Here is a light and refreshing dessert or if I was doing a multi course menu could easily be a pre-dessert course.  This recipe has very floral and citrus flavors, which is light and refreshing to the palate.  I found both lemon verbena and chamomile at the farmers market and thought to get some and incorporate it into a dish.  I absolutely love lemon verbena and the flavor of citrus that it brings to whatever you infuse it into.  Chamomile has a great flavor that isn't over powering and of course we know it best in tea.  Here I made the panna cotta with verbena and made a blueberry and chamomile sauce to go with it.  I add a verjus and honey sauce along with a bitter almond crumble to round the dish out.  Here is the recipe and I hope you enjoy it.

Lemon verbena panna cotta

1 1/2 cup verbena leaves
2 cup 1/2 and 1/2
2 cup cream
3/4 cup sugar
4 1/2 tsp of gelatin powder (beef I use) and 6 tbsp of water

1 vanilla bean

Bitter almond candied
1/2 cup powdered sugar
2 tbsp water
6oz bitter almonds
1/4 cinnamon
Nutmeg
Pinch of salt

Blueberry camomile pudding
1 cup water
3/4 cup sugar
1 pint blueberries
1 1/2 tsp agar
1 bunch camomile steeped

1/2 cup Verjus and 1/3 cup of honey mixed

Blueberries, micro basil, and basil flowers for garnish

For the panna cotta,

Add cream, half and half, split vanilla bean, sugar and verbena to a medium size pot.  Bring to a boil slowly with out scorching, stirring occasionally.  Meanwhile mix water and gelatin together.  Once the mixture has come to a boil turn off and let it steep for a few minutes.  Then take a few ladles of cream mixture and stir into the gelatin to melt.  Add the gelatin mixture back into the rest of the cream mixture and stir well.  Then strain out the mixture into separate molds or into any specific mold you want to serve the panna cotta.  You can also pour on to a sheet pan and cut the pana cotta (which is what I did).  Once in the mold place in the refrigerator to cool and set completely (3 hours or more).

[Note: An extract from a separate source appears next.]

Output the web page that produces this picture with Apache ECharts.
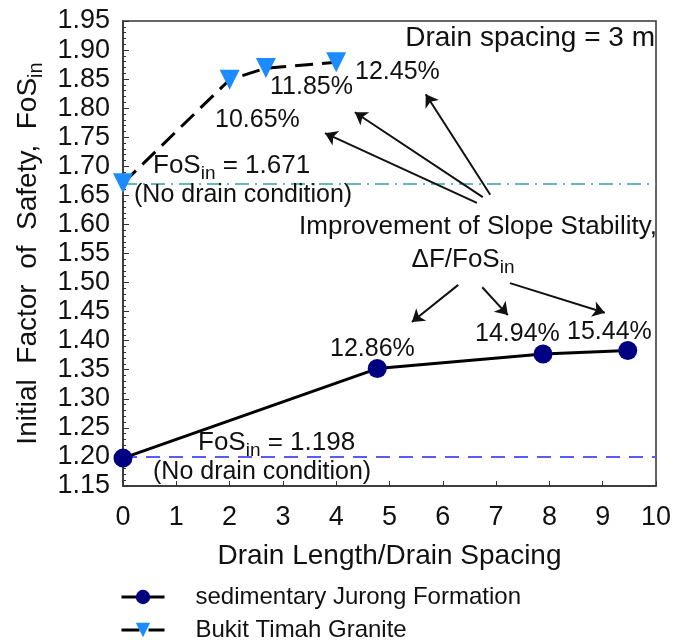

For the blueberry chamomile pudding,

Place blueberries, water, sugar in a pot.  Bring to a boil and then turn down to a simmer.  Add agar to the pot and stir cooking for about 5 minutes.  Then add the chamomile to the sauce and keep on low for about 3 minutes.  Then turn off the heat and let it steep another 3-5 minutes.  Then strain the sauce through a fine mesh sieve into a baking dish.  Place in the freezer for 30 minutes until set and cold.  Then roughly cut the sauce with a knife and place it all into the blender.  Blend smooth for about 30 seconds and place into a large squirt bottle.  Keep in the refrigerator until ready to use.

Preheat oven to 375

For the bitter almond

Place water, powdered sugar, cinnamon, nutmeg, and a pinch of salt in a bowl.  Mix well with a whisk.  Then fold in your bitter almonds.  Place on a sheet pan line with a silpat.  Place the pan in the oven and cook for about 15 minutes.  Stirring the nuts every 5 minuteswith a wooden spoon so the roast evenly.  Then take out and cool.

For the verjus honey glaze,

simply mix verjus and honey in a bowl and set aside.

To plate cut or take the panna cotta out of the mold you have chosen. Place a big dollop of blueberry pudding on the plate and smear with a pastry spatula.  Then add your pana cotta.  Crush up the bitter almonds and place next to the panna cotta on both sides.  Add your basil leaves, blueberries and flowers.  Drizzle the verjus honey glaze around the dish.  Serve and enjoy!